Neighborgall, a 6-foot-5, 190-pounder from Riverside High in Durham, N.C., started two games and retired all 16 batters he faced for the North Carolina Warhawks, striking out 10. He was clocked at 94 mph in both outings, but had to leave his second start after four batters (all strikeouts) because of a muscle strain in his back.

In all, 21 of the nation's top 31-ranked high school juniors, as rated by Prospects Plus, participated.

Tournament Notebook

  • Nine members of the Rough Riders team were from Seminole (Fla.) High, an early favorite to be the No. 1-ranked high school team in the country next spring. Rough Riders first baseman Casey Kotchman, who was injured most of last spring after being the nation's top-ranked junior entering the 2000 season, was rated the event's top prospect for the 2001 draft. He was one of the few hitters who had no difficulty adjusting to wood bats.
  • Westminster Academy of Fort Lauderdale, the two-time Florida 2-A state champion, entered its team almost intact, picking up just three pitchers as a precaution against playing potentially eight games in four days.
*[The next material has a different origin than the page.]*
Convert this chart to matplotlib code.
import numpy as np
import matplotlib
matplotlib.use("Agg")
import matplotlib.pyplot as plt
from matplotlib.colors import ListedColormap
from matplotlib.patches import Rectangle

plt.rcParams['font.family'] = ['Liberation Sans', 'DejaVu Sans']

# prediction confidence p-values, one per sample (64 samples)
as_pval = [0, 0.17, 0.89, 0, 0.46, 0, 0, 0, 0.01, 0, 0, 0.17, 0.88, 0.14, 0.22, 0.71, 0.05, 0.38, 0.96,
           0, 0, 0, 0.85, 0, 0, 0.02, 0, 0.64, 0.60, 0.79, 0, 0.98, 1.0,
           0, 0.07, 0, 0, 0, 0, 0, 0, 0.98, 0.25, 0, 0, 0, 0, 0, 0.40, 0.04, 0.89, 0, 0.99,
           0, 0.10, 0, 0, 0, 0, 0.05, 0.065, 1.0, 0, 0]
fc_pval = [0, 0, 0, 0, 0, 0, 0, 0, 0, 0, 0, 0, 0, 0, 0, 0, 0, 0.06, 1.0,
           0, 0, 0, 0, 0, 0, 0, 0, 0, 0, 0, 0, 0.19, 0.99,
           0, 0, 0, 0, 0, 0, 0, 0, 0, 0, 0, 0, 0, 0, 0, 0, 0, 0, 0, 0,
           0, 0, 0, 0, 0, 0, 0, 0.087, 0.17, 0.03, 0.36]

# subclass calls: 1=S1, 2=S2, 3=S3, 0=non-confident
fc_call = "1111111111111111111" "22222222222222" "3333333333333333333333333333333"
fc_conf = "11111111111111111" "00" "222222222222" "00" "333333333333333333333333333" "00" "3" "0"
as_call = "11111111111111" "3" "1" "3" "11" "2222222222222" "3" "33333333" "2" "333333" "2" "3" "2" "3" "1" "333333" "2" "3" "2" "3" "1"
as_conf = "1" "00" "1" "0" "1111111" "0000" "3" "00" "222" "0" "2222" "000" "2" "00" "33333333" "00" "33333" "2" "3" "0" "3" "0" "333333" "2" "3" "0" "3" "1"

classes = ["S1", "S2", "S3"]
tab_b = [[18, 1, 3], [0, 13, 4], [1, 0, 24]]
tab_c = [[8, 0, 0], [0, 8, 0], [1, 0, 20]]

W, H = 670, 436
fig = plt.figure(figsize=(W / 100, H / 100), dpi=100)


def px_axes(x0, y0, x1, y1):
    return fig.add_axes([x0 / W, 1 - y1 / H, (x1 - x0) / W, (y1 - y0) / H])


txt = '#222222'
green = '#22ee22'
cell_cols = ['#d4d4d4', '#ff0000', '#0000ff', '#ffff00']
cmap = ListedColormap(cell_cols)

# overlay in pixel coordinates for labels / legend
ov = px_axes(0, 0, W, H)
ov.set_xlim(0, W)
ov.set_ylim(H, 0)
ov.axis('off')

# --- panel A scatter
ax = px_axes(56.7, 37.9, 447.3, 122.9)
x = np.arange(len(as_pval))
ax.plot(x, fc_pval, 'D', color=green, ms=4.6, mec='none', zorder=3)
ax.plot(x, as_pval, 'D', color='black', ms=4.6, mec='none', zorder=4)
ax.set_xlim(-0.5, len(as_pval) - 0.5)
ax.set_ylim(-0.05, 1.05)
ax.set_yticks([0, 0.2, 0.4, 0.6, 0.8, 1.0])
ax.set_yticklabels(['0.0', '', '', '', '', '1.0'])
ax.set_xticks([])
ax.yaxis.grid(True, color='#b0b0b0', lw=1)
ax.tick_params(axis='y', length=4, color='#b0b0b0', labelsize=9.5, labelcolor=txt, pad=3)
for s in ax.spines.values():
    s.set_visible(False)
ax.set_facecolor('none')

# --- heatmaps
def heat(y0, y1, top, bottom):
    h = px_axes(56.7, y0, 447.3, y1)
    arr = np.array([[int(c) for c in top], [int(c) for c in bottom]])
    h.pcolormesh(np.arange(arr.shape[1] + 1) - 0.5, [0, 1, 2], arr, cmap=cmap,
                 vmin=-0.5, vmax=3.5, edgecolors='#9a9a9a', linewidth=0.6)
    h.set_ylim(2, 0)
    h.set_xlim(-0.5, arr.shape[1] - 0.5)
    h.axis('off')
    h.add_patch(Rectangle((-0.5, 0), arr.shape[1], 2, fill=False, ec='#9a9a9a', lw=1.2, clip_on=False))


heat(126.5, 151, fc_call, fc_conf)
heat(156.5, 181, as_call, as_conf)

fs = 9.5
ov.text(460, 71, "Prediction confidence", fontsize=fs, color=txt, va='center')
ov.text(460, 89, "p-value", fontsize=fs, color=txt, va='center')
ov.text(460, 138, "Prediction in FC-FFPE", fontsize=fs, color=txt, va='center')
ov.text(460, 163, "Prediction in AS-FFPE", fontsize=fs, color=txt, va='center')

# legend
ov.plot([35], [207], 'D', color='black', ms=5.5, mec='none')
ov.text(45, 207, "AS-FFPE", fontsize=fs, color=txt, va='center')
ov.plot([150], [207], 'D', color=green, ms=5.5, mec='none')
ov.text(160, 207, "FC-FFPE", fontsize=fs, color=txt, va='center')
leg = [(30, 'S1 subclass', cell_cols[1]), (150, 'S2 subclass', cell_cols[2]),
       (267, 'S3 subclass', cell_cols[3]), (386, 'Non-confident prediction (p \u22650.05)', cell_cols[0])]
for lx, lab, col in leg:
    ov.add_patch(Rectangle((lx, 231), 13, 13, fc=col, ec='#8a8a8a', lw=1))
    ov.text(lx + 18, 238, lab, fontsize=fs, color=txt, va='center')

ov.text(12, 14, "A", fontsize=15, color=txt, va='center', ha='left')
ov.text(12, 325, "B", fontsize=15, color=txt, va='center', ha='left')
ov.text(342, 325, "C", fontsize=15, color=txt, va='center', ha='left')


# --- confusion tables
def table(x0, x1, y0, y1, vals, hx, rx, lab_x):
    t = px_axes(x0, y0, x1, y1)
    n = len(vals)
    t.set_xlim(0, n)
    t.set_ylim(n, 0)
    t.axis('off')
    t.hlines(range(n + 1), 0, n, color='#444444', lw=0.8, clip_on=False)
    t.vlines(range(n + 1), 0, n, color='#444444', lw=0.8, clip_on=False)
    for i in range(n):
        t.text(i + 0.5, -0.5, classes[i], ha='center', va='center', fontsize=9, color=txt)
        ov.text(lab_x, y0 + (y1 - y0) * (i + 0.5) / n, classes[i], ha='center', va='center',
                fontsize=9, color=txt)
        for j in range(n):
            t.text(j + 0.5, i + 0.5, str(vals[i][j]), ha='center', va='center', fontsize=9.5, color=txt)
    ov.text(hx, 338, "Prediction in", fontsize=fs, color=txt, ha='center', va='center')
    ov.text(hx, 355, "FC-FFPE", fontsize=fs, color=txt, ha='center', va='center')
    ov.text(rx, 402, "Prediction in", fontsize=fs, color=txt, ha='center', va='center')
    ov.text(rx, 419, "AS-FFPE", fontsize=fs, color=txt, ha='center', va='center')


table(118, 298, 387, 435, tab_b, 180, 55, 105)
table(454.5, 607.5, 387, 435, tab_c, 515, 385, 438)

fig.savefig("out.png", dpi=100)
But Hofball—named for head coach Rich Hofman—went 2-1-1 and didn't make it out of pool play. The Wood Bat championship was the first real exposure for shortstop Bryan Bass, who transferred to Westminster Academy for his senior year from Fayette County (Ala.) high. He is the nation's top-rated high school shortstop.
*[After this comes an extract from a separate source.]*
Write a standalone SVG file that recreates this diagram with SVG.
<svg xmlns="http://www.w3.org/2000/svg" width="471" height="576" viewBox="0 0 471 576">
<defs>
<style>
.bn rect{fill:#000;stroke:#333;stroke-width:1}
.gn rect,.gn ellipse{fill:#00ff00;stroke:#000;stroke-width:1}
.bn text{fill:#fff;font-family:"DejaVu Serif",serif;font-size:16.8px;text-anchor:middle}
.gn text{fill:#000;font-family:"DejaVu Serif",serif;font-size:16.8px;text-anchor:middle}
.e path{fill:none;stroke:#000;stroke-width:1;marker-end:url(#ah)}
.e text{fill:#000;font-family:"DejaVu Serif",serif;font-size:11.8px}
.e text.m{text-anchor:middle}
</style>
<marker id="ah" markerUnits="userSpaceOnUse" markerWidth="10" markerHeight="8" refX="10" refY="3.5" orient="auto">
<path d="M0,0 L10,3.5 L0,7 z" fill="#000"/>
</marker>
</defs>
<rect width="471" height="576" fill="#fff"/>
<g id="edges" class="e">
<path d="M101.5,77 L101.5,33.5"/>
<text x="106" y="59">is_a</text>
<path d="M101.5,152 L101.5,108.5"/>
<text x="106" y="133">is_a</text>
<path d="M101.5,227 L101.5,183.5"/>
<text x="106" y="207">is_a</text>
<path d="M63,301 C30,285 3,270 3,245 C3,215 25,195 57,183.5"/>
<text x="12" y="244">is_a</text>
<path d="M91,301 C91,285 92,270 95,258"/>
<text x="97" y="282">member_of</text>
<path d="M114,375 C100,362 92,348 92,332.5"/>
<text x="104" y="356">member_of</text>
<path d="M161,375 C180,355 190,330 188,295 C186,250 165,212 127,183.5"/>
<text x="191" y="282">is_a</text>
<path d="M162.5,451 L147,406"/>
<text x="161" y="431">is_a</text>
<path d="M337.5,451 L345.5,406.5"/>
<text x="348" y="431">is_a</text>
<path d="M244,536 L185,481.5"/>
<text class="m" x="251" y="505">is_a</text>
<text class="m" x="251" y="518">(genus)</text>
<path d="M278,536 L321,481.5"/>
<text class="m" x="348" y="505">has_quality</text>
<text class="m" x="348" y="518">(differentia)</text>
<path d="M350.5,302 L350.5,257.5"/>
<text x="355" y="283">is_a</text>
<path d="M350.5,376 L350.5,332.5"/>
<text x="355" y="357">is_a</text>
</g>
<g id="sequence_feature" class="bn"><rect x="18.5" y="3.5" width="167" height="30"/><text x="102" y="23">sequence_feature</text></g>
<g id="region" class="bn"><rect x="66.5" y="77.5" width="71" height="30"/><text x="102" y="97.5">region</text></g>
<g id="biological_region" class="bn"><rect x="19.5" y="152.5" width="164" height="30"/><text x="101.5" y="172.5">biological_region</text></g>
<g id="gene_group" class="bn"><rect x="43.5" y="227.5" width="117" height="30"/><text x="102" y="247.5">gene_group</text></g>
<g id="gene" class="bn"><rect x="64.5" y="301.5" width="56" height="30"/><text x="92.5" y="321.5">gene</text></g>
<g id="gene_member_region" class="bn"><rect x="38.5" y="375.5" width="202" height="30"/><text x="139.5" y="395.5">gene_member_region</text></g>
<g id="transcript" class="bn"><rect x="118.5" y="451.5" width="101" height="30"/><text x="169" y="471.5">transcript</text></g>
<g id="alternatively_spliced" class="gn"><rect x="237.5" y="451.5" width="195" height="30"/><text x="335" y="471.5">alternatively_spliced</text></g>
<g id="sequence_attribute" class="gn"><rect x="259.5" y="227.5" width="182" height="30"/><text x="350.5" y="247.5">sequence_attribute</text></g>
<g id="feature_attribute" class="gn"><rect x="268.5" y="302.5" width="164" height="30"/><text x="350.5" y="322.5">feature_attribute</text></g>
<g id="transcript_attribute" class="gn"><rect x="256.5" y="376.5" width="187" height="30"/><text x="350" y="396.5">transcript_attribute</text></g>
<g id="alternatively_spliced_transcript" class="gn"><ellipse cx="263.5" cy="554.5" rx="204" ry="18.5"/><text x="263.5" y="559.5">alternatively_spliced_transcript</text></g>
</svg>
  • Numerous scouting directors were in attendance, including the Braves Roy Clark and Brewers Jack Zduriencik. "This is a great event with a lot of good talent," Clark said, "but you really have to be well organized to make sure you know who is playing when and who's pitching if you want to try and see everyone." Clark had three Braves scouts with him. Zduriencik, who brought five Brewers scouts to assist him, said: "In a lot of ways this is better than a pure showcase, because you get to see pitchers pitch here. At showcase events, they just get up on the mound for two innings and try and air it out. You don't get to see pitchers pitch in that situation."